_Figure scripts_
:::::

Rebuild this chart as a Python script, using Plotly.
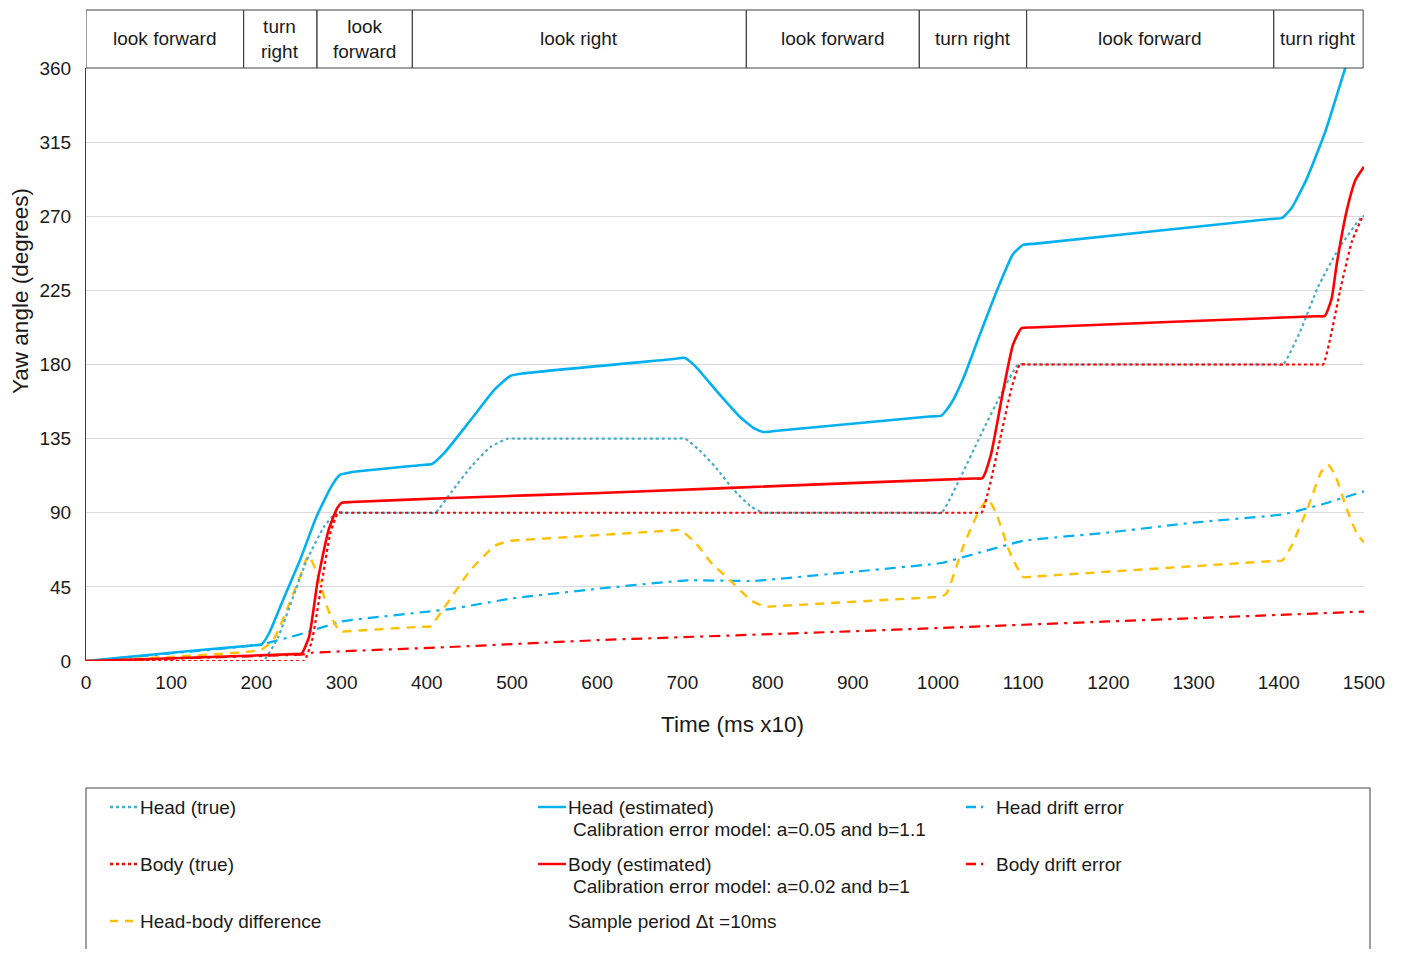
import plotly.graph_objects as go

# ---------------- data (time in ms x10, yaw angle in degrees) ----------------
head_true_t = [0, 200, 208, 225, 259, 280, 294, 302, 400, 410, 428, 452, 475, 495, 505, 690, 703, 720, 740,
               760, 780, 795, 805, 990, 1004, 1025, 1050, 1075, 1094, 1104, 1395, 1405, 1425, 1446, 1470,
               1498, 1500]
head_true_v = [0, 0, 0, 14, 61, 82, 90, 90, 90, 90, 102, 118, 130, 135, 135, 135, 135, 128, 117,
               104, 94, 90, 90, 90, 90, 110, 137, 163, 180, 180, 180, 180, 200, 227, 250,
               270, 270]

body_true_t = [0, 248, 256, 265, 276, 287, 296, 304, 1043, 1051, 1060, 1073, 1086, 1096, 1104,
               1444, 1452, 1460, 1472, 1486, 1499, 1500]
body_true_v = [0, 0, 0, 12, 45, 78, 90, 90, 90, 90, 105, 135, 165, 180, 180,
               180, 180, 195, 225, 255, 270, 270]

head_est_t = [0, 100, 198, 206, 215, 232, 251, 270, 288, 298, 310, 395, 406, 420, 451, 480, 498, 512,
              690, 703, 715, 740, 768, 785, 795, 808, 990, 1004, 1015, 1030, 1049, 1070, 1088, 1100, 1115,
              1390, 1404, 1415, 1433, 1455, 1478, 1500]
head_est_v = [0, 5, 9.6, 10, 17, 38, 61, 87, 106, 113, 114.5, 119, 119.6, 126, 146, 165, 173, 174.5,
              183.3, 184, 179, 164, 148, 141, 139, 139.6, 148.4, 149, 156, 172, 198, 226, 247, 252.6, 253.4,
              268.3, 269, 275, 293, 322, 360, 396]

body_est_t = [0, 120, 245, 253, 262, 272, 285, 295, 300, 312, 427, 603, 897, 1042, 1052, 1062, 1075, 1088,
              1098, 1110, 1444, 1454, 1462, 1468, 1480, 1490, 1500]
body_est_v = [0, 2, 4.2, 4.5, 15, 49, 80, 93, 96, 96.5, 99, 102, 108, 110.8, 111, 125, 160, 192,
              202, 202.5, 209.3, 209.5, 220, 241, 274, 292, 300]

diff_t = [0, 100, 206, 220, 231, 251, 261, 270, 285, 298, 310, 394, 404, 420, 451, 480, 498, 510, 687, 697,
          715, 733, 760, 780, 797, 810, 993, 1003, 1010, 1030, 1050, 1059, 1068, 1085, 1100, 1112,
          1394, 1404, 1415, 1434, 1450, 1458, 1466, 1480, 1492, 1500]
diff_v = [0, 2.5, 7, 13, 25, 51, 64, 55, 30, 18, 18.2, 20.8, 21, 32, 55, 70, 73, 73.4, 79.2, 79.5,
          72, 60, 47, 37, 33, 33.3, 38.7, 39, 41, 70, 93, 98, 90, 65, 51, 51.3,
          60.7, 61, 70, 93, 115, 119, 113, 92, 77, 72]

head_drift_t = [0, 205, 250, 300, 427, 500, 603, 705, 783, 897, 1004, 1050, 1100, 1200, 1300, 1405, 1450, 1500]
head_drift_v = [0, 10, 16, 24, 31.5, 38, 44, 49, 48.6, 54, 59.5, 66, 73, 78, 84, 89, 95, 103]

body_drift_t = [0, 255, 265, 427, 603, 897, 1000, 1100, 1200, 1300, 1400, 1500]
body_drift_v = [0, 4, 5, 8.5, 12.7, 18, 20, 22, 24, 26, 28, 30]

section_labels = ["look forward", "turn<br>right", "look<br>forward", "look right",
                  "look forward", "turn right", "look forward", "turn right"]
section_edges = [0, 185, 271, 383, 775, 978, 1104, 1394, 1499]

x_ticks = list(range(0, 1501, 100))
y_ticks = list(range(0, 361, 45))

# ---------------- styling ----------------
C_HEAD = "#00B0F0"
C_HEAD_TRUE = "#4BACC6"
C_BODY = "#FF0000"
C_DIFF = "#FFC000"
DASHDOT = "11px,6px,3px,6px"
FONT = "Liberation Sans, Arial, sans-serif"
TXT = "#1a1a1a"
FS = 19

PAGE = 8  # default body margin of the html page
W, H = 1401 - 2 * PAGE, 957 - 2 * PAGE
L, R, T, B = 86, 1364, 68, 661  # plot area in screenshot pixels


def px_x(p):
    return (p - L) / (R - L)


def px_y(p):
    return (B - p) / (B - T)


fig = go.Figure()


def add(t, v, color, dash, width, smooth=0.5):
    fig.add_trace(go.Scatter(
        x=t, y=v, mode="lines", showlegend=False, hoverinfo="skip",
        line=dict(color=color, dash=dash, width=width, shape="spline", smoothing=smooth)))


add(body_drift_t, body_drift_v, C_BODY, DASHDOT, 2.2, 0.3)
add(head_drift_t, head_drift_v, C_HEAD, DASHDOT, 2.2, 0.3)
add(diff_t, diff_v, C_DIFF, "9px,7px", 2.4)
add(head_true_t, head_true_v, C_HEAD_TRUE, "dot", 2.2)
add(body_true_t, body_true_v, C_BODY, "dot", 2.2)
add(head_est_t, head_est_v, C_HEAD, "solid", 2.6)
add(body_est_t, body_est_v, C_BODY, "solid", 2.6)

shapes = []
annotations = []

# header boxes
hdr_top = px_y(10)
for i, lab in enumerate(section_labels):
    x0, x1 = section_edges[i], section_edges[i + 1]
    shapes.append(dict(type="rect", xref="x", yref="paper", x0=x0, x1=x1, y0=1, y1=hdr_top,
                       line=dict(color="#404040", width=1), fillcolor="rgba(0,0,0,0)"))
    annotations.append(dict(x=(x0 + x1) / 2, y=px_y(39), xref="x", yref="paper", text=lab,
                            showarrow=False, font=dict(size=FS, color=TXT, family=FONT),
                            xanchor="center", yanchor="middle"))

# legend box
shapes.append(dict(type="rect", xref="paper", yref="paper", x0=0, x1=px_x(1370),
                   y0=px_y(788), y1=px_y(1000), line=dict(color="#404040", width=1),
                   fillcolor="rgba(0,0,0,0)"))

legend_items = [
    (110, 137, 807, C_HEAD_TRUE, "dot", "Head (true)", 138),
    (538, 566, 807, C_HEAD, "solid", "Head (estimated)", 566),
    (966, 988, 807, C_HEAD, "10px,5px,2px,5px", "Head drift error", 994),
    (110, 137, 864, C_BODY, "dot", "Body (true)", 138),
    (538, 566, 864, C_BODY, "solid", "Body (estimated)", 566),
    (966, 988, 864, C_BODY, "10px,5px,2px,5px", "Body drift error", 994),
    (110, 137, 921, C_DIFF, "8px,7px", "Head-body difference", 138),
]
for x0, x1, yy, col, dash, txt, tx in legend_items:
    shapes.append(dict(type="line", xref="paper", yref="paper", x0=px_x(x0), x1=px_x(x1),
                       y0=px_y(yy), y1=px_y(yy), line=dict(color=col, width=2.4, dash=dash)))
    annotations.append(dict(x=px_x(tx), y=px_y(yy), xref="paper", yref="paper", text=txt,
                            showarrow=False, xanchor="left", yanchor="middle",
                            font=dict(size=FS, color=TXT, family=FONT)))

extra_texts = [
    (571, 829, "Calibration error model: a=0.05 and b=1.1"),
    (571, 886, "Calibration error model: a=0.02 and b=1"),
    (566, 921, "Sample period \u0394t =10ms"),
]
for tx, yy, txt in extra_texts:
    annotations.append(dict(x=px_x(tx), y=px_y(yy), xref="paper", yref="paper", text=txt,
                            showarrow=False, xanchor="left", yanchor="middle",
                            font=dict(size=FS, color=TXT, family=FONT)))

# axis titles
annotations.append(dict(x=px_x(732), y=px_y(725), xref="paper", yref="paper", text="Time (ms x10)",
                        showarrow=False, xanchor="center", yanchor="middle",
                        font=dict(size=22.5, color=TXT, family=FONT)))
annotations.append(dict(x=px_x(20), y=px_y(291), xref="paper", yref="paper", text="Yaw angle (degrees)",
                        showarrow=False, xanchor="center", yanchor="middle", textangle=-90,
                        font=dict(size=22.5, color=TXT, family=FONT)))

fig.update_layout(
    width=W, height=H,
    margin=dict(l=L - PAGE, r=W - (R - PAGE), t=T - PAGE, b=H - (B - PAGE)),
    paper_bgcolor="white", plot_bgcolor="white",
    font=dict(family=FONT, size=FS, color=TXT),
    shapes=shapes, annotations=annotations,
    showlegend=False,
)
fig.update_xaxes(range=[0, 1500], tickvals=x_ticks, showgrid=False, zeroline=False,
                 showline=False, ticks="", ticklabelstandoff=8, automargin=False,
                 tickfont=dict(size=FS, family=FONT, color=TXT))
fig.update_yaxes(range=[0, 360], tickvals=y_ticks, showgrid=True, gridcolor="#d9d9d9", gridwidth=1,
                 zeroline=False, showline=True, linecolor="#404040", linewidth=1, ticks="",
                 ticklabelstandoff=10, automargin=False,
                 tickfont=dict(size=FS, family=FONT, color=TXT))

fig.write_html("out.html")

:::::

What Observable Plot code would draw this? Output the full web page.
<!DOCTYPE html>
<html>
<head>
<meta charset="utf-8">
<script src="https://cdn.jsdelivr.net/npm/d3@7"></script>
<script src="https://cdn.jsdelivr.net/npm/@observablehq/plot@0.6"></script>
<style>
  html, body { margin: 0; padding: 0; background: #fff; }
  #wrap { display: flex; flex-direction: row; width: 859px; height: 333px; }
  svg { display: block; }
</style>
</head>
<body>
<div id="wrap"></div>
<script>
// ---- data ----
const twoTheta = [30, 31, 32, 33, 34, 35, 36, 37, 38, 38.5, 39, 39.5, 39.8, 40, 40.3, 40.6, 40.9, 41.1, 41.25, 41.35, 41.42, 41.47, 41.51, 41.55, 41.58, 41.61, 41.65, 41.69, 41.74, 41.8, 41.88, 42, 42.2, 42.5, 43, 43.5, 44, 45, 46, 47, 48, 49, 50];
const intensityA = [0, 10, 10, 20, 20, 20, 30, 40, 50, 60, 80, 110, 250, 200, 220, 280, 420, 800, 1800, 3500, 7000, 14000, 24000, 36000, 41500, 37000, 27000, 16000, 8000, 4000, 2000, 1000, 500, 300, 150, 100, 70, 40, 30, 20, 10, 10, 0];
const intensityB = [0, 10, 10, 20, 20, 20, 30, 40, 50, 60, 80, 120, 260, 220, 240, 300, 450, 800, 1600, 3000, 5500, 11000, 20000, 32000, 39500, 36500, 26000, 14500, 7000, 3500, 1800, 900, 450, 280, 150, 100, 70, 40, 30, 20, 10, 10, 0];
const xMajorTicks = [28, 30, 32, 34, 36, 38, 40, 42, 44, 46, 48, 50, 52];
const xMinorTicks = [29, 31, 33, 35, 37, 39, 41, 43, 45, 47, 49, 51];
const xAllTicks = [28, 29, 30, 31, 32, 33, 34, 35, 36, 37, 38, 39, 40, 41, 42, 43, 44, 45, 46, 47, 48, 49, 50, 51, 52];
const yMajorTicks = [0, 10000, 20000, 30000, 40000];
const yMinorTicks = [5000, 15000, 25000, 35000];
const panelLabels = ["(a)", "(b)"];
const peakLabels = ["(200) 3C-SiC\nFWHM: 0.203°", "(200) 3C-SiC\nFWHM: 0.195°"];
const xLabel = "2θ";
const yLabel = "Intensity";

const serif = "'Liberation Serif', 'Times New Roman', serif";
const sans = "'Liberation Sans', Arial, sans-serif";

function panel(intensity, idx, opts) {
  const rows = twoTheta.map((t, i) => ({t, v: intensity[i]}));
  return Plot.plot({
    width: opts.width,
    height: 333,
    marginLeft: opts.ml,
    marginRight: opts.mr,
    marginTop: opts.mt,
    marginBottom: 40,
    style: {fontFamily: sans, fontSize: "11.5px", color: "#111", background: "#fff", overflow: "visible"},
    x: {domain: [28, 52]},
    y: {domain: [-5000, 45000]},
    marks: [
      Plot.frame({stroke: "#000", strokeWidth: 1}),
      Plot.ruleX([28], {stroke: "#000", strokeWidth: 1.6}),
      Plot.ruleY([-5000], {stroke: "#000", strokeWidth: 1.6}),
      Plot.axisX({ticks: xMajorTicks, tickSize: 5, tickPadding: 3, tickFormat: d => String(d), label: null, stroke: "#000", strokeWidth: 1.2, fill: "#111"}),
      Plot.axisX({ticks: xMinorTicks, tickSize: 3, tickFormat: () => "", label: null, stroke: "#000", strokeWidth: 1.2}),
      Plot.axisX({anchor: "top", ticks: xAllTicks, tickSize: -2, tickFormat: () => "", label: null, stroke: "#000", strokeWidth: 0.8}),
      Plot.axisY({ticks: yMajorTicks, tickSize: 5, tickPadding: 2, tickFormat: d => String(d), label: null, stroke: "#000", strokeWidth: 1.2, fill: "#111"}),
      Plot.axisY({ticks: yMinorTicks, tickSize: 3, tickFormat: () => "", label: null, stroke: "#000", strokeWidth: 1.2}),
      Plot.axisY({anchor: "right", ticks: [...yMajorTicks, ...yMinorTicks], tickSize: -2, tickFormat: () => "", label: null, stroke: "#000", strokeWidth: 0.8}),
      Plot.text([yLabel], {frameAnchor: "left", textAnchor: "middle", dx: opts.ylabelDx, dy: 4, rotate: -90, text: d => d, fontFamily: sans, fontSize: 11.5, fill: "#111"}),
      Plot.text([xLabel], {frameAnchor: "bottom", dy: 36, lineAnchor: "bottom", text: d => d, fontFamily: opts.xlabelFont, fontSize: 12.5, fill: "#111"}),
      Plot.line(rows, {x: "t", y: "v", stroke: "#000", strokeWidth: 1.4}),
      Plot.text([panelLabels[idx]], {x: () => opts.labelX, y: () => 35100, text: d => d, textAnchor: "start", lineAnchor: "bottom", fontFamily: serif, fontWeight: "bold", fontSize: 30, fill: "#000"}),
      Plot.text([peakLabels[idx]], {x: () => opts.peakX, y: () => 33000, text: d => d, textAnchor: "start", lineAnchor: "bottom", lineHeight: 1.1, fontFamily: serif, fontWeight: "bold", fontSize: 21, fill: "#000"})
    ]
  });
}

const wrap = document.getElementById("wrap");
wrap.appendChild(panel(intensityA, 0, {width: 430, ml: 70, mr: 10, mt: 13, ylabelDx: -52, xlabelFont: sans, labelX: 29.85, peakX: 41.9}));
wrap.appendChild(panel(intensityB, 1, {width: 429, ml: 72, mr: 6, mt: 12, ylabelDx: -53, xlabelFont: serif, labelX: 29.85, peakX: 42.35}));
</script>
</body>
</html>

:::::

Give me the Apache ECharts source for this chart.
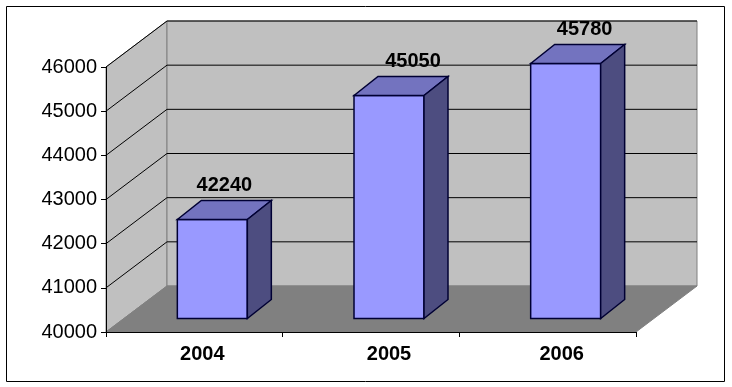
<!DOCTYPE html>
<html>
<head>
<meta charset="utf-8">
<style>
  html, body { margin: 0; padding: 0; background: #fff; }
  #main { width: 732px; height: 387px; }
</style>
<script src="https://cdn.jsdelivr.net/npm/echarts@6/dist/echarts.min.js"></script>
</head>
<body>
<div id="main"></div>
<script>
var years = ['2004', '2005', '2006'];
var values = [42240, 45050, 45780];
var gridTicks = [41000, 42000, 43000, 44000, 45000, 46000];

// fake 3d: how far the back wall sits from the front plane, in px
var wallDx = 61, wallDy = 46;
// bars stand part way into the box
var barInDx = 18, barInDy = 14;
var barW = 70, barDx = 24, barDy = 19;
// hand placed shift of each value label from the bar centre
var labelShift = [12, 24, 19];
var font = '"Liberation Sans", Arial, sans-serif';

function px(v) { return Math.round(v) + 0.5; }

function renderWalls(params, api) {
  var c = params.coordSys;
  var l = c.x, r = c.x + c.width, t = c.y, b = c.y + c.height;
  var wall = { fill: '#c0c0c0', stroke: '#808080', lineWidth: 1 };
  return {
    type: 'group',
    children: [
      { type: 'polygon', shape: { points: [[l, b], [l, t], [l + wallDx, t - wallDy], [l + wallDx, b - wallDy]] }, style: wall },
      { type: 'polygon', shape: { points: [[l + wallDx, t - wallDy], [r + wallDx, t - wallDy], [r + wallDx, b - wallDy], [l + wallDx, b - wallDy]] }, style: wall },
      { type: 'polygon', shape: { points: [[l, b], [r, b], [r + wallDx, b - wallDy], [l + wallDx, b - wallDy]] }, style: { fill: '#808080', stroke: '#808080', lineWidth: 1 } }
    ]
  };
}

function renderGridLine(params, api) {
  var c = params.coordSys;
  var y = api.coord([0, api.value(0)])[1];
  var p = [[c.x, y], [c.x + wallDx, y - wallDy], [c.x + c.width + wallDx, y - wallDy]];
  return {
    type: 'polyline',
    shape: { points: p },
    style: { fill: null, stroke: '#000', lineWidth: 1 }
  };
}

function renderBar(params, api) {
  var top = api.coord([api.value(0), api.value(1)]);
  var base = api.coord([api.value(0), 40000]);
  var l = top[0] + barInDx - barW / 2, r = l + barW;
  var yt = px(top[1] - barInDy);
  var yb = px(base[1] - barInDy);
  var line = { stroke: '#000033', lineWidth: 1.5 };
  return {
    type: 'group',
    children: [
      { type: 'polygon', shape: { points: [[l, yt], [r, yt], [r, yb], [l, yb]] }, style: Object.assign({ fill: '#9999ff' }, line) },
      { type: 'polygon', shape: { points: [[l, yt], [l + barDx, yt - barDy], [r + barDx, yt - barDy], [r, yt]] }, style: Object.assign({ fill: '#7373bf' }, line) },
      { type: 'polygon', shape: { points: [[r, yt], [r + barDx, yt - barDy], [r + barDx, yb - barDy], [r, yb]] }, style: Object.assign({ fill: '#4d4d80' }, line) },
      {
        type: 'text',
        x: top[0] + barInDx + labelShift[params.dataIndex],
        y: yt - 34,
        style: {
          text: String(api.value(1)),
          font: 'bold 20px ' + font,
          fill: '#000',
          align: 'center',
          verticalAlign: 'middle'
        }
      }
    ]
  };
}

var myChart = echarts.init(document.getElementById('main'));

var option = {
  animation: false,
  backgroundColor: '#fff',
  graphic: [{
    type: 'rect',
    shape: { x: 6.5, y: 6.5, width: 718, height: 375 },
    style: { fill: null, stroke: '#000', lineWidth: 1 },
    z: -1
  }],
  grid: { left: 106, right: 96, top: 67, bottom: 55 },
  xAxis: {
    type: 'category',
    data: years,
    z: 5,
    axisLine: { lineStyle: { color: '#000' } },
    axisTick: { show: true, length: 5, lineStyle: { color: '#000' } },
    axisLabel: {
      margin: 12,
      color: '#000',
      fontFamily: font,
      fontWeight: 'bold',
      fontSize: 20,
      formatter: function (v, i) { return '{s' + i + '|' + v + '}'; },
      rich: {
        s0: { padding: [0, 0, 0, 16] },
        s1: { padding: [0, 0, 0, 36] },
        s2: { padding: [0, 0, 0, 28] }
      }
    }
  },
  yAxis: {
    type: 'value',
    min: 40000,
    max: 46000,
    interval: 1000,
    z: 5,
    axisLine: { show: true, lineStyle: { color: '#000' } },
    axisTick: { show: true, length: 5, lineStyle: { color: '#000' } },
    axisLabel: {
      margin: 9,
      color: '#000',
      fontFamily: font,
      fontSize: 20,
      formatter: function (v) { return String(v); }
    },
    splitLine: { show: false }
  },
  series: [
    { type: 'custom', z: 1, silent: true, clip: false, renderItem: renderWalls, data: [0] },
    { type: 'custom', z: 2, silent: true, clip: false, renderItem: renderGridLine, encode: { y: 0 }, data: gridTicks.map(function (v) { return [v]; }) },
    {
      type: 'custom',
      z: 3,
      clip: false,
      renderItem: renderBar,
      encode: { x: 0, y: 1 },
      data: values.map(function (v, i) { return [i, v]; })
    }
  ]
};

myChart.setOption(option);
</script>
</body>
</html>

:::::

_WRITTEN REQUEST_
Your task is to gather all lines from the entries above that hold the word "this".

_SOLVED PROBLEM_
Rebuild this chart as a Python script, using Plotly.
What Observable Plot code would draw this? Output the full web page.
Give me the Apache ECharts source for this chart.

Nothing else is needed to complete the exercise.